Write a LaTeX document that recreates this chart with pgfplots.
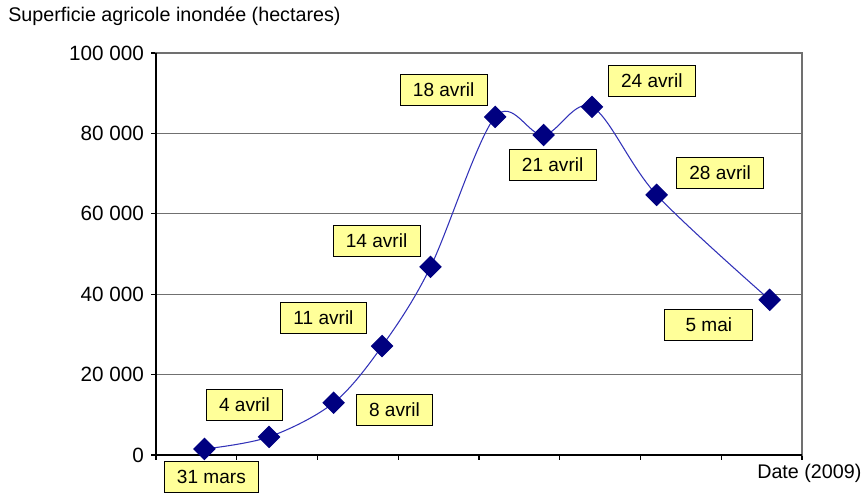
\documentclass[border=0pt]{standalone}
\usepackage{pgfplots}
\pgfplotsset{compat=1.18}
\usepackage{fontspec}
\setmainfont{Liberation Sans}
\definecolor{navy}{HTML}{000080}
\definecolor{linecol}{HTML}{3232B8}
\definecolor{boxy}{HTML}{FFFF99}
\definecolor{gridg}{HTML}{707070}
\begin{document}
\begin{tikzpicture}[lbl/.style={fill=boxy,draw=black,line width=0.7pt,inner xsep=9.5pt,minimum height=23pt,font=\fontsize{14.3}{16}\selectfont}]
\useasboundingbox (-117pt,-29.25pt) rectangle (531pt,341.25pt);
\begin{axis}[
  at={(0,0)}, anchor=south west,
  scale only axis, width=484.5pt, height=301.5pt,
  xmin=-3, xmax=37, ymin=0, ymax=100000,
  xtick={-3,2,...,37}, xticklabels={},
  ytick={0,20000,...,100000},
  yticklabels={0,20 000,40 000,60 000,80 000,100 000},
  /pgf/number format/assume math mode=true,
  tick align=outside, xtick pos=bottom, ytick pos=left,
  major tick length=3.5pt,
  tick style={black, line width=0.8pt},
  ymajorgrids, grid style={gridg, line width=1pt},
  axis line style={gridg, line width=1pt},
  ticklabel style={font=\fontsize{15.5}{17}\selectfont},
  yticklabel style={xshift=-2pt},
  clip=false,
  scaled y ticks=false,
]
\addplot[linecol, line width=0.8pt, smooth, tension=0.55, mark=square*, mark size=5.6pt,
  mark options={navy, fill=navy, rotate=45, solid}] coordinates {
  (0,1500) (4,4500) (8,13000) (11,27100) (14,46800) (18,84100) (21,79600) (24,86600) (28,64700) (35,38600)
};
\draw[black, line width=1.1pt] (axis cs:-3,100000) -- (axis cs:-3,0) -- (axis cs:37,0);
\node[lbl] at (axis cs:0.43,-5473) {31 mars};
\node[lbl] at (axis cs:2.48,12438) {4 avril};
\node[lbl] at (axis cs:11.77,11194) {8 avril};
\node[lbl] at (axis cs:7.37,34080) {11 avril};
\node[lbl] at (axis cs:10.66,53234) {14 avril};
\node[lbl] at (axis cs:14.81,90796) {18 avril};
\node[lbl] at (axis cs:21.56,72140) {21 avril};
\node[lbl] at (axis cs:27.70,93036) {24 avril};
\node[lbl] at (axis cs:31.93,70150) {28 avril};
\node[lbl, minimum width=66pt] at (axis cs:31.23,32339) {5 mai};
\end{axis}
\node[anchor=west, font=\fontsize{14.8}{16}\selectfont, inner sep=0pt] at (-111pt,329.25pt) {Superficie agricole inondée (hectares)};
\node[anchor=west, font=\fontsize{14.8}{16}\selectfont, inner sep=0pt] at (450.75pt,-13.5pt) {Date (2009)};
\end{tikzpicture}
\end{document}
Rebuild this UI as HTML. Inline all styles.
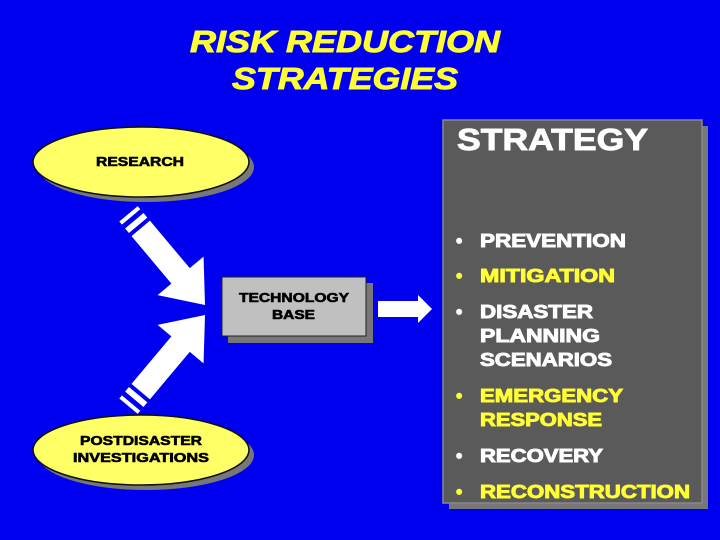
<!DOCTYPE html>
<html><head><meta charset="utf-8"><style>
html,body{margin:0;padding:0;background:#0000f0;}
svg{display:block;}
text{font-family:"Liberation Sans",Arial,sans-serif;font-weight:bold;}
.w{fill:#fff;stroke:#fff;stroke-width:0.9;}
.y{fill:#ffff33;stroke:#ffff33;stroke-width:0.9;}
.k{fill:#000;stroke:#000;stroke-width:0.6;}
</style></head><body>
<svg width="720" height="540" viewBox="0 0 720 540" xmlns="http://www.w3.org/2000/svg">
<rect width="720" height="540" fill="#0000f0"/>
<text class="y" x="190" y="52" font-size="31" font-style="italic" textLength="310" lengthAdjust="spacingAndGlyphs">RISK REDUCTION</text>
<text class="y" x="232" y="89" font-size="31" font-style="italic" textLength="226" lengthAdjust="spacingAndGlyphs">STRATEGIES</text>
<ellipse cx="146" cy="167" rx="108" ry="35" fill="#777"/>
<ellipse cx="141" cy="162" rx="108" ry="35" fill="#ffff66" stroke="#111" stroke-width="1.5"/>
<text class="k" x="96" y="166" font-size="13" textLength="88" lengthAdjust="spacingAndGlyphs">RESEARCH</text>
<ellipse cx="146" cy="455" rx="108" ry="35" fill="#777"/>
<ellipse cx="141" cy="450" rx="108" ry="35" fill="#ffff66" stroke="#111" stroke-width="1.5"/>
<text class="k" x="80" y="445" font-size="13" textLength="122" lengthAdjust="spacingAndGlyphs">POSTDISASTER</text>
<text class="k" x="73" y="462" font-size="13" textLength="136" lengthAdjust="spacingAndGlyphs">INVESTIGATIONS</text>
<g fill="#fff">
<g transform="translate(205,305) rotate(50)">
<polygon points="0,0 -38,-30 -38,-12 -100,-12 -100,12 -38,12 -38,30"/>
<rect x="-110" y="-12" width="6" height="24"/>
<rect x="-119" y="-12" width="4" height="24"/>
</g>
<g transform="translate(205,315) rotate(-50)">
<polygon points="0,0 -38,-30 -38,-12 -100,-12 -100,12 -38,12 -38,30"/>
<rect x="-110" y="-12" width="6" height="24"/>
<rect x="-119" y="-12" width="4" height="24"/>
</g>
<polygon points="378,301 418,301 418,295 432,309 418,323 418,317 378,317"/>
</g>
<rect x="228" y="283" width="145" height="60" fill="#777"/>
<rect x="222" y="277" width="144" height="59" fill="#c0c0c0" stroke="#222" stroke-width="1"/>
<text class="k" x="239" y="302" font-size="13" textLength="110" lengthAdjust="spacingAndGlyphs">TECHNOLOGY</text>
<text class="k" x="272" y="319" font-size="13" textLength="43" lengthAdjust="spacingAndGlyphs">BASE</text>
<rect x="449" y="126" width="259" height="383" fill="#777"/>
<rect x="443" y="120" width="259" height="383" fill="#5a5a5a" stroke="#888" stroke-width="1.5"/>
<text class="w" x="457" y="150" font-size="31" textLength="191" lengthAdjust="spacingAndGlyphs">STRATEGY</text>
<g font-size="18">
<text class="w" x="456" y="247">•</text><text class="w" x="480" y="247" textLength="146" lengthAdjust="spacingAndGlyphs">PREVENTION</text>
<text class="y" x="456" y="282">•</text><text class="y" x="480" y="282" textLength="135" lengthAdjust="spacingAndGlyphs">MITIGATION</text>
<text class="w" x="456" y="318">•</text><text class="w" x="480" y="318" textLength="113" lengthAdjust="spacingAndGlyphs">DISASTER</text>
<text class="w" x="480" y="342" textLength="120" lengthAdjust="spacingAndGlyphs">PLANNING</text>
<text class="w" x="480" y="366" textLength="132" lengthAdjust="spacingAndGlyphs">SCENARIOS</text>
<text class="y" x="456" y="402">•</text><text class="y" x="480" y="402" textLength="143" lengthAdjust="spacingAndGlyphs">EMERGENCY</text>
<text class="y" x="480" y="426" textLength="122" lengthAdjust="spacingAndGlyphs">RESPONSE</text>
<text class="w" x="456" y="462">•</text><text class="w" x="480" y="462" textLength="123" lengthAdjust="spacingAndGlyphs">RECOVERY</text>
<text class="y" x="456" y="498">•</text><text class="y" x="480" y="498" textLength="210" lengthAdjust="spacingAndGlyphs">RECONSTRUCTION</text>
</g>
</svg>
</body></html>
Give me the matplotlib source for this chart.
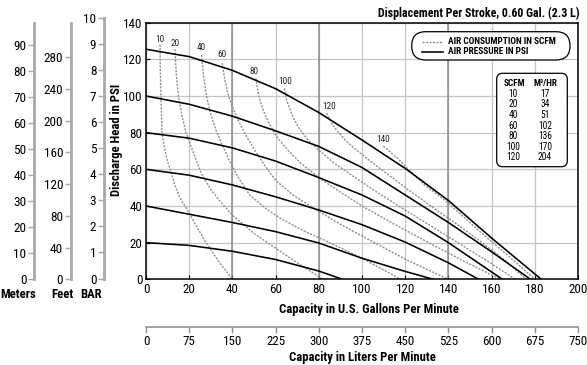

● ● ● ●

# What to work on:
Search the data for "this" and list every line in which it occurs.

# Task output:
Write a LaTeX document that recreates this chart with pgfplots.
Rebuild this UI as HTML. Inline all styles.
Give me the matplotlib source for this chart.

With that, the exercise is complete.